Although oil is one of our population’s main source of energy, it also causes many issues. When mistakes are made that lead to an oil spill, our planet is put into serious risk. Oil spills can be caused by damaged offshore oil rigs, pipelines, or tankers. The damage caused can last for years, decades even.
Our planet is made up of fragile ecosystems that must remain undisturbed and uninterrupted. Among these fragile ecosystems that can be destroyed by oil spills are aquatic ecosystems. When a spill occurs, every inch of the ecosystem can be coated in oil and will take years cleaning up. From rocks and to every grain of sand, it washes out to coastal marshes, mangrove forests, fibrous plants, and grasses absorb oil. This leads to unsustainable aquatic wildlife.
The damage doesn’t stop there; even more disastrous effects occur when the oil sinks from floating on top of the water. When the oil sinks, underwater ecosystems are also destroyed. Many fish and marine organisms die, leading to a major loss in the global food chain.
Damaged Marine Life
Not only are fragile aquatic ecosystems destroyed, but the mammals, birds and other fish as well. Sea birds are coated in oil when they swim and dive for their food in the polluted ocean. Being coated an oil makes it impossible to fly and destroys their natural waterproofing and insulation, which causes hypothermia or overheating.
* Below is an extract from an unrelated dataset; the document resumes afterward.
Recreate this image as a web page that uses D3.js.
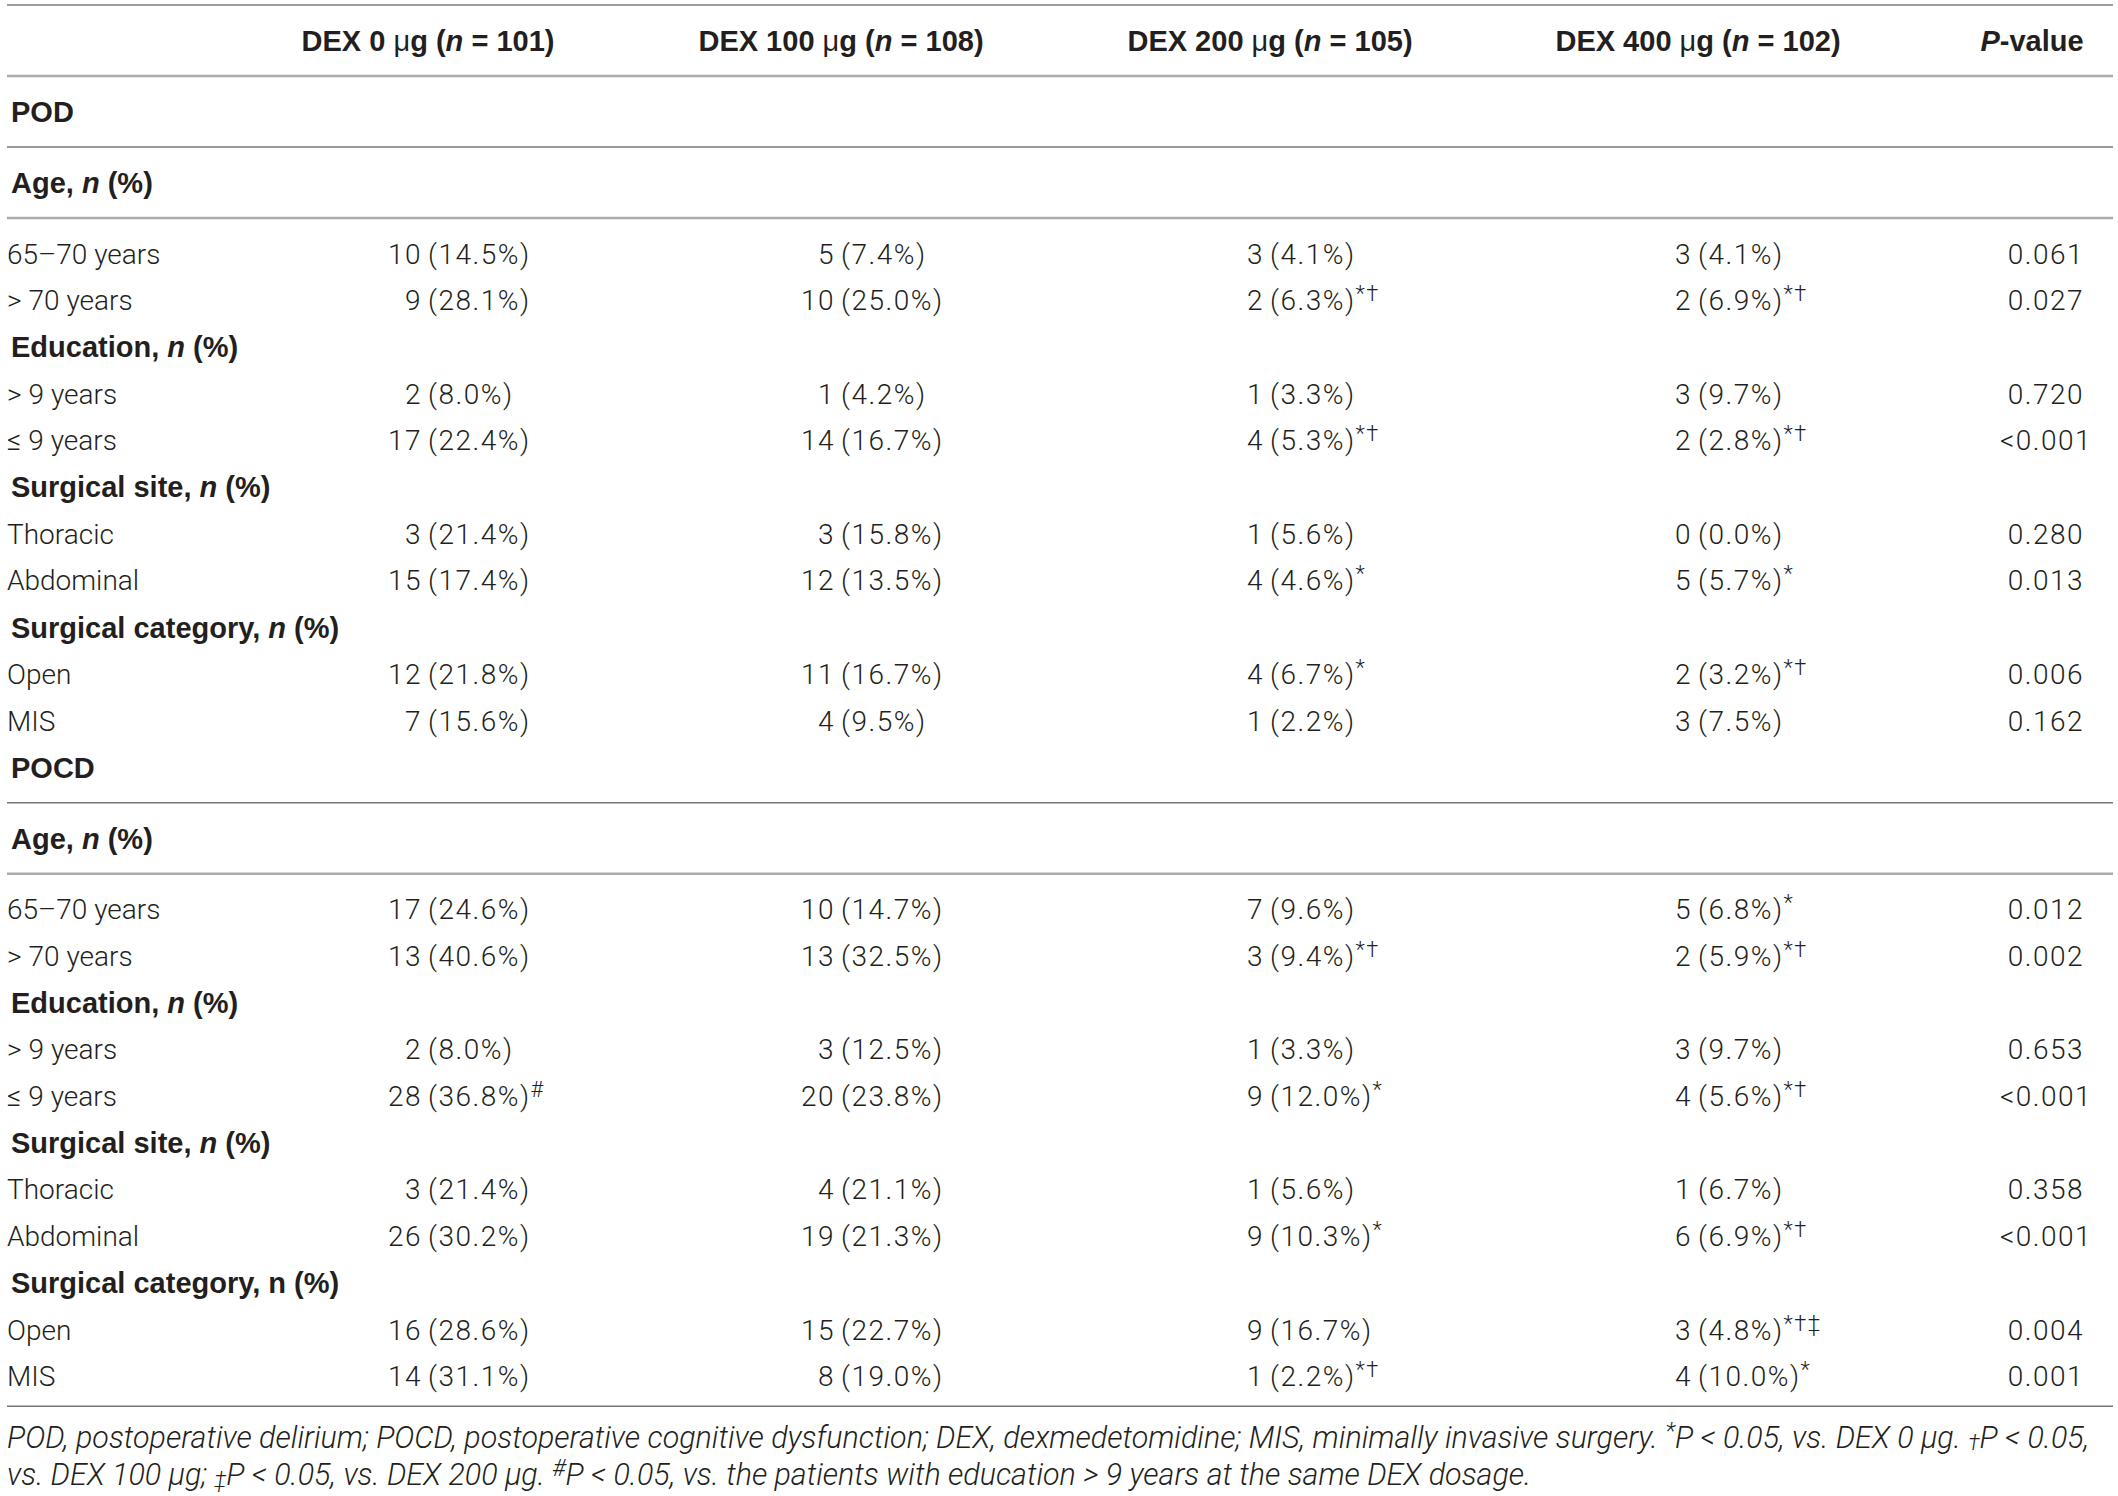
<!DOCTYPE html>
<html>
<head>
<meta charset="utf-8">
<script src="https://cdn.jsdelivr.net/npm/d3@7"></script>
<style>
  body { margin: 0; background: #fff; }
  svg { display: block; }
  text { fill: #231f20; }
  .light { font-family: Roboto, "Liberation Sans", sans-serif; font-weight: 300; font-size: 28px; }
  .num { letter-spacing: 1.5px; }
  .bold { font-family: "Liberation Sans", Arial, sans-serif; font-weight: 700; font-size: 29px; }
  .note { font-family: Roboto, "Liberation Sans", sans-serif; font-weight: 300; font-style: italic; font-size: 27px; }
</style>
</head>
<body>
<div id="table"></div>
<script>
// table columns
var doses = ["0", "100", "200", "400"],
    groupN = [101, 108, 105, 102];

// row structure
var sectionNames = ["POD", "POCD"];
var factors = ["Age", "Education", "Surgical site", "Surgical category"];
var levels = [["65–70 years", ">70 years"], [">9 years", "≤9 years"], ["Thoracic", "Abdominal"], ["Open", "MIS"]];
var italicN = [[true, true, true, true], [true, true, true, false]];

// POD values (count, percent, significance marks, P)
var podCounts = [[10, 5, 3, 3], [9, 10, 2, 2], [2, 1, 1, 3], [17, 14, 4, 2], [3, 3, 1, 0], [15, 12, 4, 5], [12, 11, 4, 2], [7, 4, 1, 3]];
var podPct = [[14.5, 7.4, 4.1, 4.1], [28.1, 25.0, 6.3, 6.9], [8.0, 4.2, 3.3, 9.7], [22.4, 16.7, 5.3, 2.8], [21.4, 15.8, 5.6, 0.0], [17.4, 13.5, 4.6, 5.7], [21.8, 16.7, 6.7, 3.2], [15.6, 9.5, 2.2, 7.5]];
var podMarks = [["", "", "", ""], ["", "", "*†", "*†"], ["", "", "", ""], ["", "", "*†", "*†"], ["", "", "", ""], ["", "", "*", "*"], ["", "", "*", "*†"], ["", "", "", ""]];
var podP = ["0.061", "0.027", "0.720", "<0.001", "0.280", "0.013", "0.006", "0.162"];

// POCD values
var pocdCounts = [[17, 10, 7, 5], [13, 13, 3, 2], [2, 3, 1, 3], [28, 20, 9, 4], [3, 4, 1, 1], [26, 19, 9, 6], [16, 15, 9, 3], [14, 8, 1, 4]];
var pocdPct = [[24.6, 14.7, 9.6, 6.8], [40.6, 32.5, 9.4, 5.9], [8.0, 12.5, 3.3, 9.7], [36.8, 23.8, 12.0, 5.6], [21.4, 21.1, 5.6, 6.7], [30.2, 21.3, 10.3, 6.9], [28.6, 22.7, 16.7, 4.8], [31.1, 19.0, 2.2, 10.0]];
var pocdMarks = [["", "", "", "*"], ["", "", "*†", "*†"], ["", "", "", ""], ["#", "", "*", "*†"], ["", "", "", ""], ["", "", "*", "*†"], ["", "", "", "*†‡"], ["", "", "*†", "*"]];
var pocdP = ["0.012", "0.002", "0.653", "<0.001", "0.358", "<0.001", "0.004", "0.001"];

var width = 2118, height = 1496,
    left = 7, right = 2113,
    topRule = 5, toRule = 35.5, rowStep = 46.7;

var svg = d3.select("#table").append("svg")
    .attr("width", width)
    .attr("height", height);

// column anchors: the "(" of every cell sits on the group's centre
var colX = d3.scaleOrdinal()
    .domain(d3.range(doses.length))
    .range([428, 841, 1270, 1698]);
var pX = 2046, pHeadX = 2032, gap = 6;

// rich text helper: parts = [{t, i, w, sup, small, dx}]
function rich(sel, parts) {
    var shift = 0;
    parts.forEach(function(p) {
        var t = sel.append("tspan").text(p.t);
        if (p.i) t.style("font-style", "italic");
        if (p.w) t.style("font-weight", p.w);
        if (p.dx) t.attr("dx", p.dx);
        if (p.sup) {
            t.style("font-size", "0.78em").attr("dy", -9 - shift);
            shift = -9;
        } else if (p.small) {
            t.style("font-size", "0.7em").attr("dy", 2 - shift);
            shift = 2;
        } else if (shift) {
            t.attr("dy", -shift);
            shift = 0;
        }
    });
}

// build the row list
var sections = [
    { name: sectionNames[0], counts: podCounts, pct: podPct, marks: podMarks, p: podP, italic: italicN[0] },
    { name: sectionNames[1], counts: pocdCounts, pct: pocdPct, marks: pocdMarks, p: pocdP, italic: italicN[1] }
];
var rows = [{ type: "head", rule: "light" }];
sections.forEach(function(s) {
    rows.push({ type: "section", label: s.name, rule: "dark" });
    factors.forEach(function(f, fi) {
        rows.push({ type: "factor", label: f, italic: s.italic[fi], rule: fi == 0 ? "light" : null });
        levels[fi].forEach(function(lv, li) {
            var r = fi * 2 + li;
            rows.push({ type: "data", label: lv, counts: s.counts[r], pct: s.pct[r], marks: s.marks[r], p: s.p[r] });
        });
    });
});
rows[rows.length - 1].rule = "bottom";

// vertical layout
var y = topRule + toRule;
rows.forEach(function(r, i) {
    if (i > 0) y = rows[i - 1].rule ? rows[i - 1].ruleY + toRule : y + rowStep;
    r.y = y;
    if (r.rule) r.ruleY = y + (r.rule == "bottom" ? 30 : toRule);
});

// rules
var ruleStyle = {
    top: { c: "#9d9d9d", w: 2.2 },
    light: { c: "#ababab", w: 2.4 },
    dark: { c: "#777", w: 1.6 },
    bottom: { c: "#777", w: 1.6 }
};
var rules = [{ y: topRule, kind: "top" }].concat(rows.filter(function(r) { return r.rule; })
    .map(function(r) { return { y: r.ruleY, kind: r.rule }; }));

svg.append("g")
    .selectAll("line")
    .data(rules)
    .enter()
    .append("line")
    .attr("x1", left)
    .attr("x2", right)
    .attr("y1", function(d) { return d.y; })
    .attr("y2", function(d) { return d.y; })
    .attr("stroke", function(d) { return ruleStyle[d.kind].c; })
    .attr("stroke-width", function(d) { return ruleStyle[d.kind].w; });

// header
var head = rows[0];
svg.append("g")
    .selectAll("text")
    .data(doses)
    .enter()
    .append("text")
    .attr("class", "bold")
    .attr("x", function(d, i) { return colX(i); })
    .attr("y", head.y)
    .attr("dy", "0.36em")
    .attr("text-anchor", "middle")
    .each(function(d, i) {
        rich(d3.select(this), [
            { t: "DEX " + d + " " }, { t: "μ", w: 400 }, { t: "g (" }, { t: "n", i: true }, { t: " = " + groupN[i] + ")" }
        ]);
    });

svg.append("text")
    .attr("class", "bold")
    .attr("x", pHeadX)
    .attr("y", head.y)
    .attr("dy", "0.36em")
    .attr("text-anchor", "middle")
    .call(rich, [{ t: "P", i: true }, { t: "-value" }]);

// section and factor labels
svg.append("g")
    .selectAll("text")
    .data(rows.filter(function(r) { return r.type == "section" || r.type == "factor"; }))
    .enter()
    .append("text")
    .attr("class", "bold")
    .attr("x", left + 4)
    .attr("y", function(d) { return d.y; })
    .attr("dy", "0.36em")
    .each(function(d) {
        if (d.type == "section") d3.select(this).text(d.label);
        else rich(d3.select(this), [{ t: d.label + ", " }, { t: "n", i: d.italic }, { t: " (%)" }]);
    });

// data rows
var dataRows = rows.filter(function(r) { return r.type == "data"; });
var rowG = svg.append("g")
    .selectAll("g")
    .data(dataRows)
    .enter()
    .append("g")
    .attr("class", "light")
    .attr("transform", function(d) { return "translate(0," + d.y + ")"; });

// labels; a leading relation sign gets its math spacing
rowG.append("text")
    .attr("x", left)
    .attr("dy", "0.36em")
    .each(function(d) {
        var m = /^([>≤])(.*)$/.exec(d.label);
        if (m) rich(d3.select(this), [{ t: m[1] }, { t: m[2], dx: 7 }]);
        else d3.select(this).text(d.label);
    });

var cells = rowG.selectAll("g.cell")
    .data(function(d) { return d.counts.map(function(c, j) { return { j: j, count: c, pct: d.pct[j], mark: d.marks[j] }; }); })
    .enter()
    .append("g")
    .attr("class", "cell num");

cells.append("text")
    .attr("x", function(d) { return colX(d.j) - gap; })
    .attr("dy", "0.36em")
    .attr("text-anchor", "end")
    .text(function(d) { return d.count; });

cells.append("text")
    .attr("x", function(d) { return colX(d.j); })
    .attr("dy", "0.36em")
    .each(function(d) {
        var parts = [{ t: "(" + d.pct.toFixed(1) + "%)" }];
        if (d.mark) parts.push({ t: d.mark, sup: true });
        rich(d3.select(this), parts);
    });

rowG.append("text")
    .attr("class", "num")
    .attr("x", pX)
    .attr("dy", "0.36em")
    .attr("text-anchor", "middle")
    .text(function(d) { return d.p; });

// footnote
var noteY = rows[rows.length - 1].ruleY + 31;
var noteLines = [
    [{ t: "POD, postoperative delirium; POCD, postoperative cognitive dysfunction; DEX, dexmedetomidine; MIS, minimally invasive surgery. " },
     { t: "*", sup: true }, { t: "P < 0.05, vs. DEX 0 " }, { t: "μ" }, { t: "g. " }, { t: "†", small: true }, { t: "P < 0.05," }],
    [{ t: "vs. DEX 100 " }, { t: "μ" }, { t: "g; " }, { t: "‡", small: true }, { t: "P < 0.05, vs. DEX 200 " }, { t: "μ" }, { t: "g. " },
     { t: "#", sup: true }, { t: "P < 0.05, vs. the patients with education > 9 years at the same DEX dosage." }]
];

var notes = svg.append("g")
    .selectAll("text")
    .data(noteLines)
    .enter()
    .append("text")
    .attr("class", "note")
    .attr("x", left)
    .attr("y", function(d, i) { return noteY + i * 37; })
    .attr("dy", "0.36em")
    .each(function(d) { rich(d3.select(this), d); });

// fit the first footnote line to the table width
var len = notes.node().getComputedTextLength();
var fs = 27 * (2090 - left) / len;
notes.style("font-size", fs + "px");
</script>
</body>
</html>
This can also lead to migration disasters due to their inability to fly.
Marine mammals such as whales, dolphins, seals, and sea otters are killed because of oil spills. The blowholes of dolphins and whales are clogged, which makes it impossible for them to breathe. Much like sea birds, when a seal or otter’s coat is covered in oil, it puts them at risk for hypothermia. Even if the mammals are able to escape, they still may be poisoned by the pollution and later get sick or die.
Drinking Water Sources
Destroyed aquatic life is not the only disastrous outcome of oil spills. Humans are also affected and put at major risk. When the water is contaminated, many communities’ drinking water is affected. Oil spills will make the water undrinkable and an expensive problem to make right. Water plants must be shut down and river intakes are turned off for everyone’s safety. Drinking polluted water can lead to severe sickness and even death.
Besides the effect on communities’ drinking water, not much is known on the other health effects that can happen to humans. It has been found that exposure to toxic oil can be linked to respiratory problems, irritations in the eyes or skin, neurological effects such as headaches and dizziness, and traumatic pain.